Oslo

La noticia de la última masacre terrorista en Europa me llegó por la radio, en el coche y conduciendo. Cuando la voz sobria y certera de RNE aún no había concluido el titular, en mi cabeza se había dibujado la imagen de Ernest Lluch. Su cara, entre irónica y expectante, y ese flequillo incorregible, estuvieron en la base de mi primer pensamiento inmediato y automático tras el choque: «Estos canallas siempre golpean más fuerte a quienes buscan la paz, o han decidido colectivamente, que la paz es la meta auténticamente moral del ser humano».

Sucede desde siempre en la historia – y aún antes de la historia, cuando la tierra era un revoltijo de hombres y dioses en busca de su sitio en el mundo -, las presas preferidas de los feroces son los pacíficos. Y los noruegos se esfuerzan desde hace generaciones en serlo. Allí se celebran los nobeles de la paz, allí se acogen a los perseguidos de todo el mundo y hasta allí acuden discretos negociadores de los diferentes puntos calientes del globo en busca de armisticios que detengan las bombas.

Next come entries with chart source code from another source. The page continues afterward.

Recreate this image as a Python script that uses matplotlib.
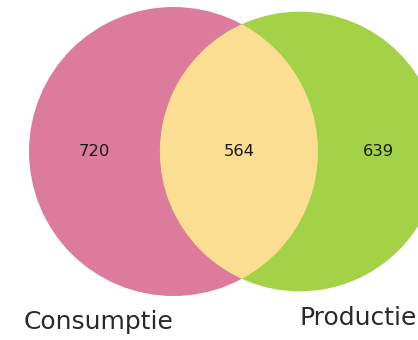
import numpy as np
import matplotlib
matplotlib.use("Agg")
import matplotlib.pyplot as plt
from matplotlib.patches import Circle

# subset sizes: only A, only B, both
set_labels = ["Consumptie", "Productie"]
subset_sizes = [720, 639, 564]
subset_text = ["720", "639", "564"]
colors = ["#DC7B9B", "#A3D247", "#FCDE93"]

only_a, only_b, both = subset_sizes
r_a = np.sqrt((only_a + both) / np.pi)
r_b = np.sqrt((only_b + both) / np.pi)


def lens_area(d, r1, r2):
    a1 = r1**2 * np.arccos((d**2 + r1**2 - r2**2) / (2 * d * r1))
    a2 = r2**2 * np.arccos((d**2 + r2**2 - r1**2) / (2 * d * r2))
    a3 = 0.5 * np.sqrt((-d + r1 + r2) * (d + r1 - r2) * (d - r1 + r2) * (d + r1 + r2))
    return a1 + a2 - a3


# find center distance so the overlap area equals the shared count
lo, hi = abs(r_a - r_b) + 1e-9, r_a + r_b - 1e-9
for _ in range(100):
    mid = (lo + hi) / 2
    if lens_area(mid, r_a, r_b) > both:
        lo = mid
    else:
        hi = mid
dist = (lo + hi) / 2

ca = np.array([0.0, 0.0])
cb = np.array([dist, 0.0])

fig = plt.figure(figsize=(4.18, 3.40), dpi=100)
ax = fig.add_axes([0, 0, 1, 1])
ax.set_aspect("equal")
ax.axis("off")

scale = 144.5 / r_a  # pixels per unit
ax.set_xlim(-173.5 / scale, (418 - 173.5) / scale)
ax.set_ylim(-(340 - 151.5) / scale, 151.5 / scale)

circ_a = Circle(ca, r_a, facecolor=colors[0], edgecolor="none")
circ_b = Circle(cb, r_b, facecolor=colors[1], edgecolor="none")
ax.add_patch(circ_a)
ax.add_patch(circ_b)
inter = Circle(ca, r_a, facecolor=colors[2], edgecolor="none")
ax.add_patch(inter)
inter.set_clip_path(circ_b)

num_kw = dict(ha="center", va="center", fontsize=11.8, color="#1a1a1a")
ax.text((ca[0] - r_a + cb[0] - r_b) / 2, 0, subset_text[0], **num_kw)
ax.text((cb[0] - r_b + ca[0] + r_a) / 2, 0, subset_text[2], **num_kw)
ax.text((ca[0] + r_a + cb[0] + r_b) / 2, 0, subset_text[1], **num_kw)

lab_kw = dict(va="top", fontsize=18, color="#2a2a2a")
ax.text(ca[0], ca[1] - r_a - 2.0, set_labels[0], ha="right", **lab_kw)
ax.text(cb[0], cb[1] - r_b - 2.0, set_labels[1], ha="left", **lab_kw)

fig.savefig("out.png", dpi=100)
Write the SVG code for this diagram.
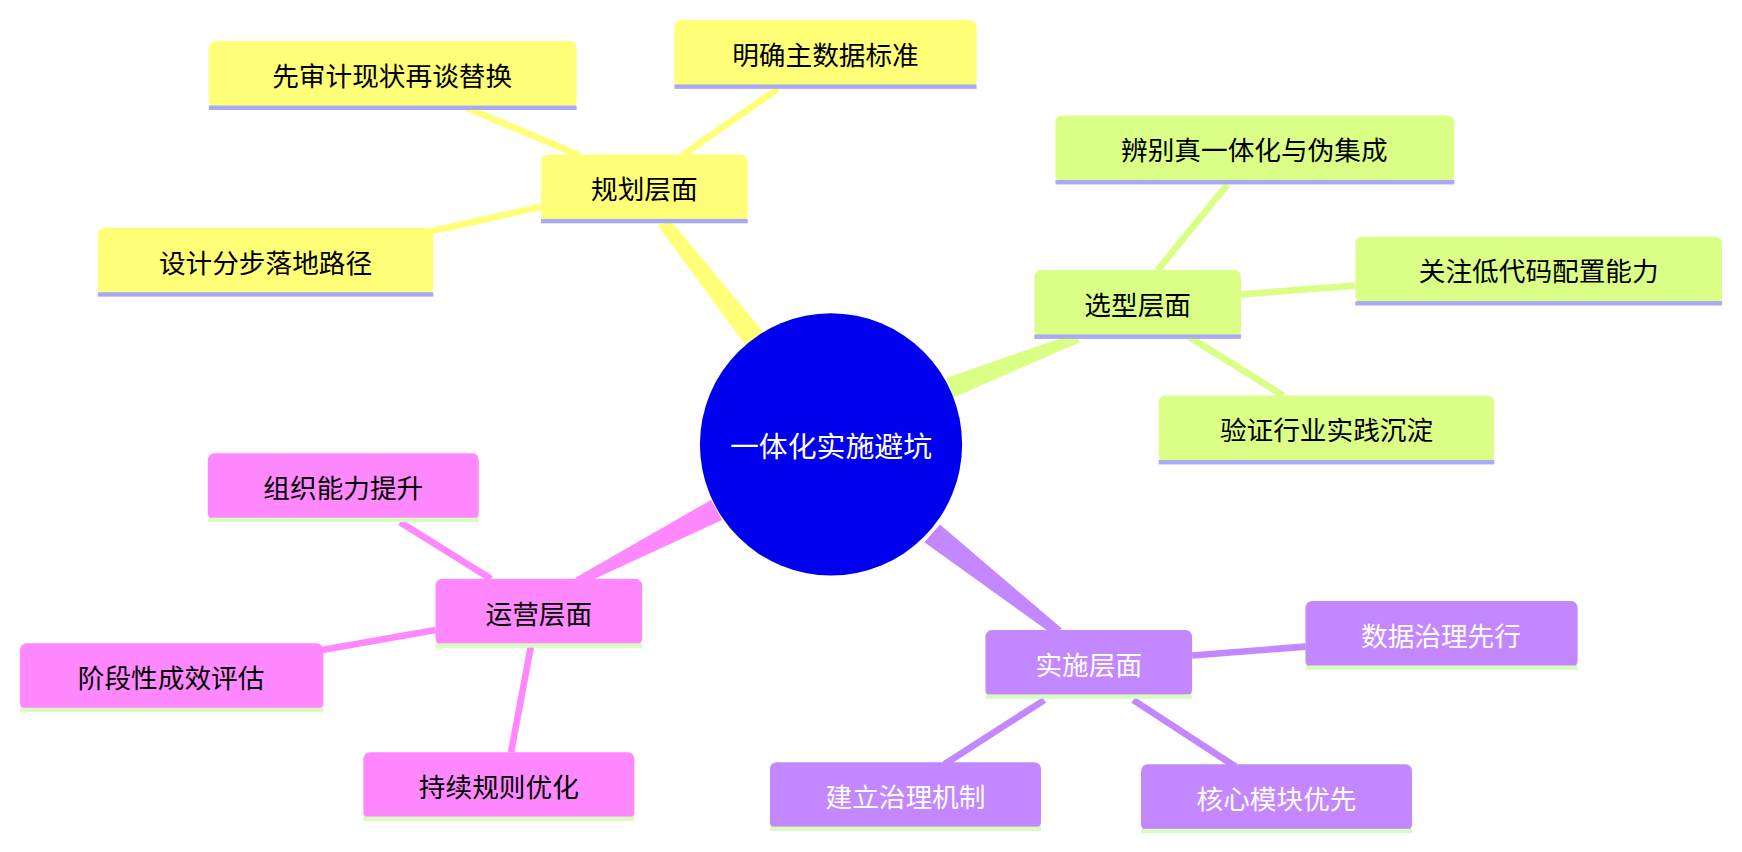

Los grandes sanguinarios saben que sus principales enemigos son pueblos como el noruego, los odian tanto como a los infantes de esos ejércitos que les combaten en las montañas. La paz es su enemigo primero. Ellos, esos criminales, se entienden mucho mejor con sus contrarios broncos y agresivos que les disparan con balas y con palabras desde los periódicos o los púlpitos políticos. Los buscadores de la paz como fueron Lluch, Tomás y Valiente o Yoyes no le interesan nada. Saben que su trabajo es la fábrica de la sal que les impide crecer.